* COLLECTED DATA *
• • • • • • •

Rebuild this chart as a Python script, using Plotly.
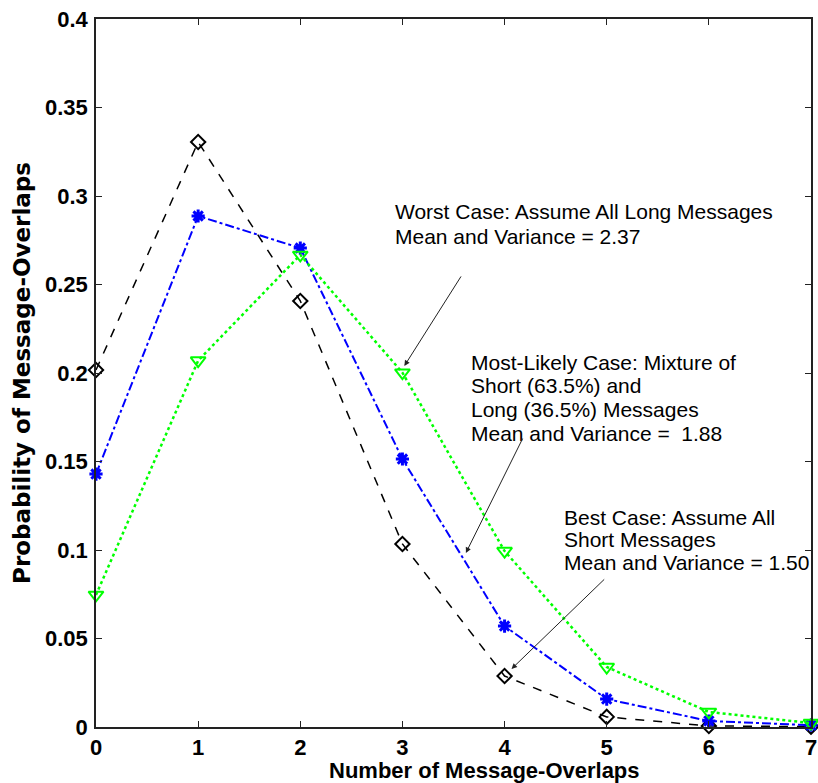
import plotly.graph_objects as go

# Number of overlapping messages
overlaps = [0, 1, 2, 3, 4, 5, 6, 7]

# Probability of each overlap count for the three traffic mixes
best_case = [0.2017, 0.3305, 0.2407, 0.1034, 0.0288, 0.0057, 0.0006, 0.0002]
most_likely = [0.1429, 0.2887, 0.2706, 0.1514, 0.0570, 0.0158, 0.0034, 0.0010]
worst_case = [0.0746, 0.2070, 0.2667, 0.2002, 0.0994, 0.0339, 0.0085, 0.0022]

y_tick_vals = [0, 0.05, 0.1, 0.15, 0.2, 0.25, 0.3, 0.35, 0.4]
y_tick_text = ["0", "0.05", "0.1", "0.15", "0.2", "0.25", "0.3", "0.35", "0.4"]

fig = go.Figure()

fig.add_trace(go.Scatter(
    x=overlaps, y=best_case, mode="lines+markers", cliponaxis=False,
    line=dict(color="black", width=1.5, dash="dash"),
    marker=dict(symbol="diamond-open", size=11, color="black", line=dict(width=2)),
    showlegend=False,
))
fig.add_trace(go.Scatter(
    x=overlaps, y=most_likely, mode="lines+markers", cliponaxis=False,
    line=dict(color="#0000ff", width=2, dash="dashdot"),
    marker=dict(symbol="asterisk-open", size=11, color="#0000ff", line=dict(width=3, color="#0000ff")),
    showlegend=False,
))
fig.add_trace(go.Scatter(
    x=overlaps, y=worst_case, mode="lines+markers", cliponaxis=False,
    line=dict(color="#00ff00", width=2.5, dash="dot"),
    marker=dict(symbol="triangle-down-open", size=13, color="#00ff00", line=dict(width=2)),
    showlegend=False,
))

note_font = dict(family="Liberation Sans, Arial, sans-serif", size=21, color="black")

# Annotation blocks: left edge (x), centre of each text line (y), lines
notes = [
    (2.910, [0.2915, 0.2774],
     ["Worst Case: Assume All Long Messages", "Mean and Variance = 2.37"]),
    (3.648, [0.2062, 0.1927, 0.1791, 0.1661],
     ["Most-Likely Case: Mixture of", "Short (63.5%) and",
      "Long (36.5%) Messages", "Mean and Variance =  1.88"]),
    (4.560, [0.1186, 0.1062, 0.0927],
     ["Best Case: Assume All", "Short Messages", "Mean and Variance = 1.50"]),
]
for nx, ys, lines in notes:
    for ny, txt in zip(ys, lines):
        fig.add_annotation(x=nx, y=ny, xref="x", yref="y", text=txt.replace("  ", "&nbsp; "),
                           showarrow=False, xanchor="left", yanchor="middle",
                           align="left", font=note_font)

arrows = [
    ((3.583, 0.2554), (3.019, 0.2040)),
    ((4.184, 0.1638), (3.621, 0.0983)),
    ((4.990, 0.0842), (4.068, 0.0328)),
]
for (tx, ty), (hx, hy) in arrows:
    fig.add_annotation(x=hx, y=hy, ax=tx, ay=ty, xref="x", yref="y", axref="x", ayref="y",
                       text="", showarrow=True, arrowhead=2, arrowsize=1.1, arrowwidth=1,
                       arrowcolor="#222222", standoff=0, startstandoff=0)

# X-axis title
fig.add_annotation(x=0.5437, y=-0.0610, xref="paper", yref="paper",
                   text="<b>Number of Message-Overlaps</b>", showarrow=False,
                   xanchor="center", yanchor="middle", borderpad=0,
                   font=dict(family="Liberation Sans, Arial, sans-serif", size=22, color="black"))

tick_font = dict(family="Liberation Sans, Arial, sans-serif", size=22, color="black", weight="bold")

fig.update_layout(
    width=818, height=783,
    margin=dict(l=96, r=1, t=19, b=56),
    paper_bgcolor="white", plot_bgcolor="white",
    font=dict(family="Liberation Sans, Arial, sans-serif", color="black"),
    xaxis=dict(
        range=[0, 7], dtick=1, tick0=0,
        ticks="inside", ticklen=6, tickwidth=1, tickcolor="#222222",
        showline=True, linecolor="#222222", linewidth=1.5, mirror="allticks",
        showgrid=False, zeroline=False, ticklabeloverflow="allow",
        tickfont=tick_font,
    ),
    yaxis=dict(
        range=[0, 0.4], tickvals=y_tick_vals, ticktext=y_tick_text,
        ticks="inside", ticklen=6, tickwidth=1, tickcolor="#222222",
        showline=True, linecolor="#222222", linewidth=1.5, mirror="allticks",
        showgrid=False, zeroline=False, ticklabelstandoff=2,
        tickfont=tick_font,
        title=dict(text="<b>Probability of Message-Overlaps</b>", standoff=8,
                   font=dict(family="DejaVu Sans, sans-serif", size=23, color="black")),
    ),
)

fig.write_html("out.html")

• • • • • • •

* EXERCISE TASK *
Leave out the pictures, then repeat the listing above exactly from its first line to the line with "overlaps = [0, 1, 2, 3, 4, 5, 6, 7]", inclusive.

* COMPLETE RESPONSE *
Rebuild this chart as a Python script, using Plotly.
import plotly.graph_objects as go

# Number of overlapping messages
overlaps = [0, 1, 2, 3, 4, 5, 6, 7]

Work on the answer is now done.